Upfront costs are another significant consideration. A valet-parked mechanical stacker may be the cheapest option to purchase and install, however the costs of operations are often higher in the long run. A semi-automated puzzle system may cost twice as much, but because it offers independent access, the operation costs can be significantly lower. While a fully automated parking system is often the most expensive option – depending on size and scale – it can offer the highest level of service and ease of use. To learn more about different system classifications and other considerations for mechanical and automated parking, click here.
Automated parking system at Fred Hutch Cancer Center in Seattle
While residential use is the most popular, we have also designed these systems for other types of developments. For example, the Fred Hutch Cancer Center in Seattle recently opened a fully automated parking structure that allows patients to drop their vehicle off with a valet and continue on to their appointment with minimal stress. A valet then drives the vehicle into the automated system via a transfer cabin, which selects an open spot and stores the car until it is needed again.

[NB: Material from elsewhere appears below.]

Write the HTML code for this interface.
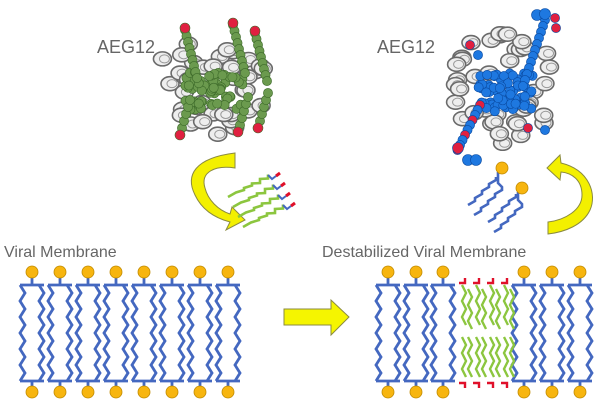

Office campuses are beginning to utilize these options as well. In addition to densifying parking in new projects, they can also aid in redeveloping an existing campus. For instance, an office campus redevelopment project in El Segundo, California added valet-operated mechanical stackers to an on-grade lot to densify without the expense of structured parking. A complex mixed-use project in Menlo Park that serves office, residential and retail patrons turned to a self-park puzzle system to accommodate high rates of turnover for retail visitors and the steadier stream of office users.
One of the biggest challenges to overcome when designing and integrating these systems is education. A significant part of my journey has been not only educating owners and developers to help them understand what’s out there and how it could benefit them, but also coordinating with the design team and meeting with city planners. The design team needs to understand how these unique systems fit into the overall design of a project, including complex construction phasing. As city codes often focus on criteria and dimensions, it’s vital to educate city planners on how this approach differs from a traditional parking facility, and how codes can be updated to accommodate them.
Once everyone is on the same page and the project is completed, you then have to educate the userbase who will be parking in the facility. Mechanical and automated parking systems are new and different, and public perception tends to be wary. Ensuring their experience is positive and stress-free paves the way for greater adoption.
This exciting technology is evolving at a breakneck pace. The ability to automate EV charging as part of these solutions is one of the latest emerging innovations, which will help future-proof these facilities as adoption of EVs continues to increase.
Every project is unique, and finding the right solution for each one makes me feel like a matchmaker: who fits with what, and why is it a good fit? Nearly 30 years and hundreds of projects since that first residential development in Berkeley, my goal is to continue educating owners and developers on how mechanical and automated parking can help them achieve their project goals.